[start]

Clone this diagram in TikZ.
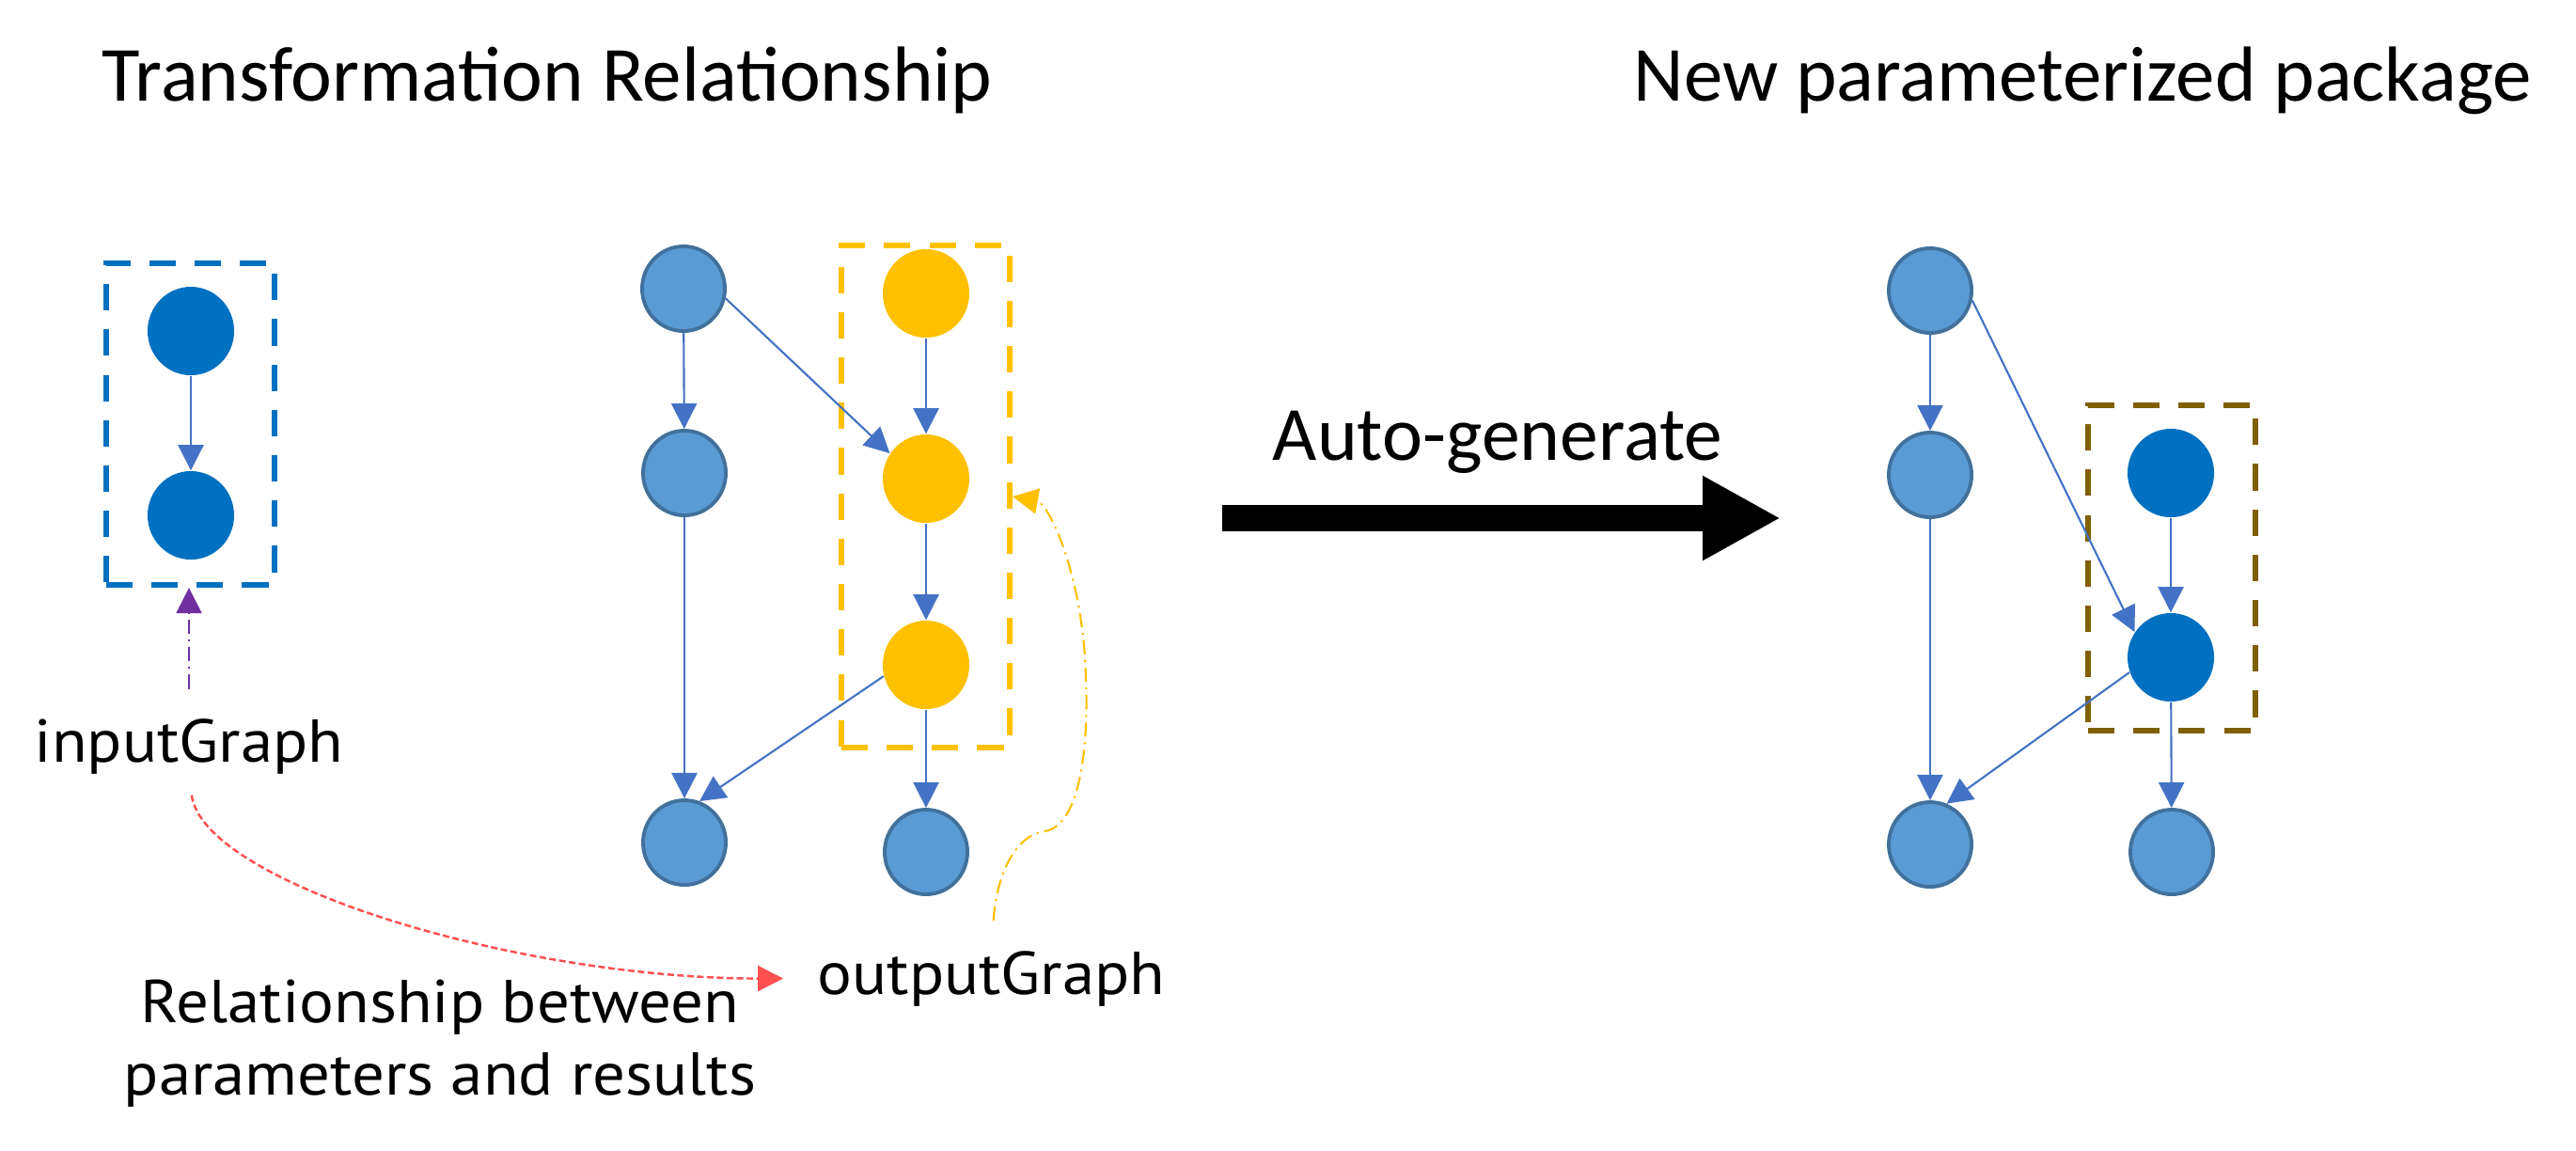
\documentclass[tikz,border=0pt]{standalone}
\usepackage{fontspec}
\setmainfont{Carlito}
\newfontfamily\plexfont[FakeStretch=1.07]{PT Sans}
\usetikzlibrary{shapes.geometric,arrows.meta}
\definecolor{lightnode}{HTML}{5B9BD5}
\definecolor{nodeline}{HTML}{41719C}
\definecolor{darknode}{HTML}{0070C0}
\definecolor{goldnode}{HTML}{FFC000}
\definecolor{edgeblue}{HTML}{4472C4}
\definecolor{boxbrown}{HTML}{7F6000}
\definecolor{purplec}{HTML}{7030A0}
\definecolor{redc}{HTML}{FF5050}
\begin{document}
\begin{tikzpicture}[x=0.01cm,y=-0.01cm,
  lnode/.style={ellipse, fill=lightnode, draw=nodeline, line width=1.1pt,
    minimum width=0.88cm, minimum height=0.90cm, inner sep=0pt},
  dnode/.style={ellipse, fill=darknode, minimum width=0.92cm, minimum height=0.94cm, inner sep=0pt},
  gnode/.style={ellipse, fill=goldnode, minimum width=0.92cm, minimum height=0.94cm, inner sep=0pt},
  edge/.style={draw=edgeblue, line width=0.6pt, -{Triangle[length=7.7pt,width=7.7pt]}},
  dbox/.style={rectangle, line width=1.7pt, dash pattern=on 8pt off 5.7pt, inner sep=0pt},
  titlef/.style={font=\fontsize{23.6pt}{28pt}\selectfont, inner sep=0pt},
  plexf/.style={font=\plexfont\fontsize{18.3pt}{21.9pt}\selectfont, inner sep=0pt},
  dashdot/.style={line width=0.6pt, dash pattern=on 4.3pt off 1.7pt on 0.6pt off 1.7pt},
  thintip/.style={-{Triangle[length=7.7pt,width=7.7pt]}}
]
\fill[white] (0,0) rectangle (2740,1223);
\useasboundingbox (0,0) rectangle (2740,1223);

% titles
\node[titlef, anchor=base] (t1) at (582,107) {Transformation Relationship};
\node[titlef, anchor=base] (t2) at (2215,107) {New parameterized package};

% left graph
\node[dbox, draw=darknode, minimum width=1.79cm, minimum height=3.42cm] (lbox) at (202.5,451) {};
\node[dnode] (l1) at (203,352) {};
\node[dnode] (l2) at (203,548) {};
\draw[edge] (l1) -- (l2);
\node[plexf, anchor=base] (ig) at (201,810) {inputGraph};

% middle graph
\node[dbox, draw=goldnode, minimum width=1.79cm, minimum height=5.34cm] (ybox) at (984.5,528) {};
\node[lnode] (a) at (727,307) {};
\node[lnode] (b) at (728,503) {};
\node[lnode] (c) at (728,896) {};
\node[gnode] (y1) at (985,312) {};
\node[gnode] (y2) at (985,509) {};
\node[gnode] (y3) at (985,707) {};
\node[lnode] (d) at (985,906) {};
\draw[edge] (a) -- (b);
\draw[edge] (b) -- (c);
\draw[edge] (a.-13) -- (y2.145);
\draw[edge] (y1) -- (y2);
\draw[edge] (y2) -- (y3);
\draw[edge] (y3) -- (d);
\draw[edge] (y3.-165) -- (c.70);
\node[plexf, anchor=base] (og) at (1054.5,1057) {outputGraph};

% relationship label
\node[plexf, align=center] (rel) at (468,1110) {Relationship between\\parameters and results};

% auto-generate arrow
\node[titlef, font=\fontsize{23.2pt}{28pt}\selectfont, anchor=base] (ag) at (1593,489) {Auto-generate};
\coordinate (agL) at (1300,551);
\coordinate (agR) at (1894,551);
\draw[line width=7.97pt, -{Triangle[length=23.6pt,width=23.9pt]}] (agL) -- (agR);

% right graph
\node[dbox, draw=boxbrown, minimum width=1.78cm, minimum height=3.46cm] (rbox) at (2310,604) {};
\node[lnode] (ra) at (2053,309) {};
\node[lnode] (rb) at (2053,505) {};
\node[lnode] (rc) at (2053,898) {};
\node[dnode] (rd1) at (2309,503) {};
\node[dnode] (rd2) at (2309,699) {};
\node[lnode] (re) at (2310,906) {};
\draw[edge] (ra) -- (rb);
\draw[edge] (rb) -- (rc);
\draw[edge] (ra.-13) -- (rd2.145);
\draw[edge] (rd1) -- (rd2);
\draw[edge] (rd2) -- (re);
\draw[edge] (rd2.-160) -- (rc.68);

% annotation connectors
\draw[purplec, dashdot, thintip, shorten <=8.8pt] (ig.north) -- (ig.north |- lbox.south);
\draw[redc, line width=0.7pt, dash pattern=on 2pt off 1pt, thintip, shorten <=6.3pt, shorten >=10.2pt]
  (ig.south) .. controls +(15,115) and +(-320,0) .. (og.west);
\draw[goldnode, dashdot, thintip, shorten <=9pt]
  (og.north) .. controls (1060,930) and (1080,888) .. (1111,884)
  .. controls (1150,878) and (1158,790) .. (1155,720)
  .. controls (1152,610) and (1115,535) .. (ybox.east);
\end{tikzpicture}
\end{document}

[end]

> Exercise aim: Quote everything in the listing above exactly; pictures are the only thing to omit.

> Full output:
Clone this diagram in TikZ.
\documentclass[tikz,border=0pt]{standalone}
\usepackage{fontspec}
\setmainfont{Carlito}
\newfontfamily\plexfont[FakeStretch=1.07]{PT Sans}
\usetikzlibrary{shapes.geometric,arrows.meta}
\definecolor{lightnode}{HTML}{5B9BD5}
\definecolor{nodeline}{HTML}{41719C}
\definecolor{darknode}{HTML}{0070C0}
\definecolor{goldnode}{HTML}{FFC000}
\definecolor{edgeblue}{HTML}{4472C4}
\definecolor{boxbrown}{HTML}{7F6000}
\definecolor{purplec}{HTML}{7030A0}
\definecolor{redc}{HTML}{FF5050}
\begin{document}
\begin{tikzpicture}[x=0.01cm,y=-0.01cm,
  lnode/.style={ellipse, fill=lightnode, draw=nodeline, line width=1.1pt,
    minimum width=0.88cm, minimum height=0.90cm, inner sep=0pt},
  dnode/.style={ellipse, fill=darknode, minimum width=0.92cm, minimum height=0.94cm, inner sep=0pt},
  gnode/.style={ellipse, fill=goldnode, minimum width=0.92cm, minimum height=0.94cm, inner sep=0pt},
  edge/.style={draw=edgeblue, line width=0.6pt, -{Triangle[length=7.7pt,width=7.7pt]}},
  dbox/.style={rectangle, line width=1.7pt, dash pattern=on 8pt off 5.7pt, inner sep=0pt},
  titlef/.style={font=\fontsize{23.6pt}{28pt}\selectfont, inner sep=0pt},
  plexf/.style={font=\plexfont\fontsize{18.3pt}{21.9pt}\selectfont, inner sep=0pt},
  dashdot/.style={line width=0.6pt, dash pattern=on 4.3pt off 1.7pt on 0.6pt off 1.7pt},
  thintip/.style={-{Triangle[length=7.7pt,width=7.7pt]}}
]
\fill[white] (0,0) rectangle (2740,1223);
\useasboundingbox (0,0) rectangle (2740,1223);

% titles
\node[titlef, anchor=base] (t1) at (582,107) {Transformation Relationship};
\node[titlef, anchor=base] (t2) at (2215,107) {New parameterized package};

% left graph
\node[dbox, draw=darknode, minimum width=1.79cm, minimum height=3.42cm] (lbox) at (202.5,451) {};
\node[dnode] (l1) at (203,352) {};
\node[dnode] (l2) at (203,548) {};
\draw[edge] (l1) -- (l2);
\node[plexf, anchor=base] (ig) at (201,810) {inputGraph};

% middle graph
\node[dbox, draw=goldnode, minimum width=1.79cm, minimum height=5.34cm] (ybox) at (984.5,528) {};
\node[lnode] (a) at (727,307) {};
\node[lnode] (b) at (728,503) {};
\node[lnode] (c) at (728,896) {};
\node[gnode] (y1) at (985,312) {};
\node[gnode] (y2) at (985,509) {};
\node[gnode] (y3) at (985,707) {};
\node[lnode] (d) at (985,906) {};
\draw[edge] (a) -- (b);
\draw[edge] (b) -- (c);
\draw[edge] (a.-13) -- (y2.145);
\draw[edge] (y1) -- (y2);
\draw[edge] (y2) -- (y3);
\draw[edge] (y3) -- (d);
\draw[edge] (y3.-165) -- (c.70);
\node[plexf, anchor=base] (og) at (1054.5,1057) {outputGraph};

% relationship label
\node[plexf, align=center] (rel) at (468,1110) {Relationship between\\parameters and results};

% auto-generate arrow
\node[titlef, font=\fontsize{23.2pt}{28pt}\selectfont, anchor=base] (ag) at (1593,489) {Auto-generate};
\coordinate (agL) at (1300,551);
\coordinate (agR) at (1894,551);
\draw[line width=7.97pt, -{Triangle[length=23.6pt,width=23.9pt]}] (agL) -- (agR);

% right graph
\node[dbox, draw=boxbrown, minimum width=1.78cm, minimum height=3.46cm] (rbox) at (2310,604) {};
\node[lnode] (ra) at (2053,309) {};
\node[lnode] (rb) at (2053,505) {};
\node[lnode] (rc) at (2053,898) {};
\node[dnode] (rd1) at (2309,503) {};
\node[dnode] (rd2) at (2309,699) {};
\node[lnode] (re) at (2310,906) {};
\draw[edge] (ra) -- (rb);
\draw[edge] (rb) -- (rc);
\draw[edge] (ra.-13) -- (rd2.145);
\draw[edge] (rd1) -- (rd2);
\draw[edge] (rd2) -- (re);
\draw[edge] (rd2.-160) -- (rc.68);

% annotation connectors
\draw[purplec, dashdot, thintip, shorten <=8.8pt] (ig.north) -- (ig.north |- lbox.south);
\draw[redc, line width=0.7pt, dash pattern=on 2pt off 1pt, thintip, shorten <=6.3pt, shorten >=10.2pt]
  (ig.south) .. controls +(15,115) and +(-320,0) .. (og.west);
\draw[goldnode, dashdot, thintip, shorten <=9pt]
  (og.north) .. controls (1060,930) and (1080,888) .. (1111,884)
  .. controls (1150,878) and (1158,790) .. (1155,720)
  .. controls (1152,610) and (1115,535) .. (ybox.east);
\end{tikzpicture}
\end{document}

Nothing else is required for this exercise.